Electricity for mining is also not directly related to transaction throughput. Mining is the arbitrage of bitcoin price and electricity/mining hardware cost. The system technically does not need more electricity to secure the same amount of transactions. What happens is when bitcoin's price goes up, so does that arbitrage value, giving mining a profit incentive.

> because you'd be looking at blocks the size of several terabytes in order to fit in global scale transactions.

My comparison would rely on running several bitcoin networks in parallel. Of course it does not make sense economically speaking, but it allows for a back of the envelope estimate.
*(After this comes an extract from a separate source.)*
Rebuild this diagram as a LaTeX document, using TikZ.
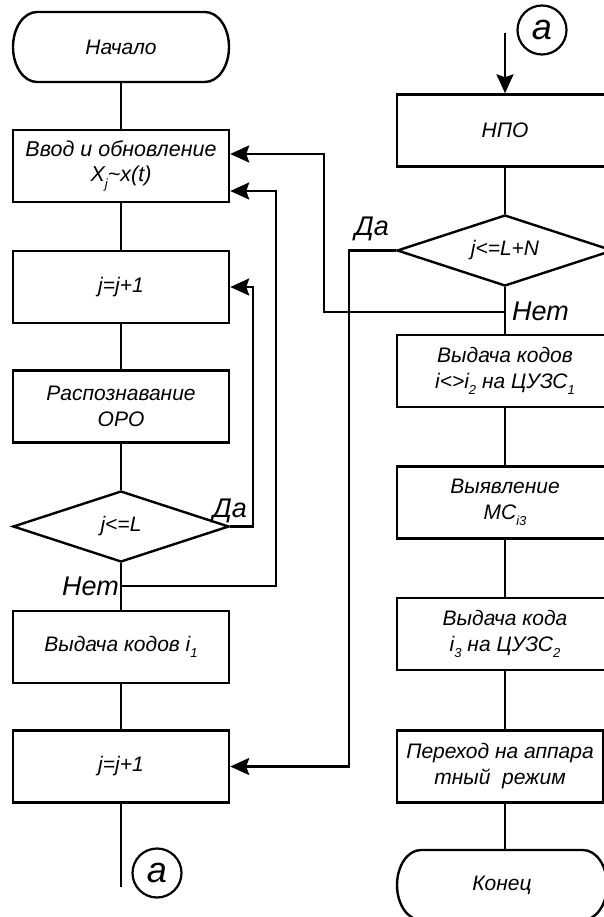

> Electricity for mining is also not directly related to transaction throughput

This is true, but when you look at the C02 consumption (which was the topic of discussion when I first posted, before my OP decided to completely change subject), the mining cost is what you look for.

> My comparison would rely on running several bitcoin networks in parallel. Of course it does not make sense economically speaking, but it allows for a back of the envelope estimate.

Mmmm, I understand you're looking for a convenient way to mathematically equate the two on a per transaction basis for comparison's sake, but its just really difficult. For example, your several bitcoin networks in parallel doesn't really exist, because separate networks running in parallel are not interoperable (Bitcoin vs Litecoin). You lose the utility of network effects, etc.

Its like comparing energy costs of bicycles and ocean freighters, but no amount of bicycles could ever tow freight across an ocean.

Ah yes the lightning network argument.

In practice people have problems even understanding bitcoins (general speaking and El Salvador specific) and now lightning is the solution while people not even get Bitcoin.

But yes lightning also doesn't work in El Salvador.

So

> But yes lightning also doesn't work in El Salvador.

Do you have any citations?

I'm running a lightning node on testnet...have had some small issues finding a pathway in the graph to one of my nodes, but then again I'm new to it.

> In practice people have problems even understanding bitcoins (general speaking and El Salvador specific) and now lightning is the solution while people not even get Bitcoin.

Most people don't understand how tcp/ip or dns work, yet they have no problem using applications based on it on a daily basis.

There was a documentary in Arte. It's a french German art channel state funded.

A reporter went there after she got invited from him and zig other crypto bros.

Right, well I haven't seen that program, but here's some realtime lightning network statistics:

https://1ml.com/statistics

Currently ~17k nodes, 82k channels, ~5k BTC capacity ($100m) on the network.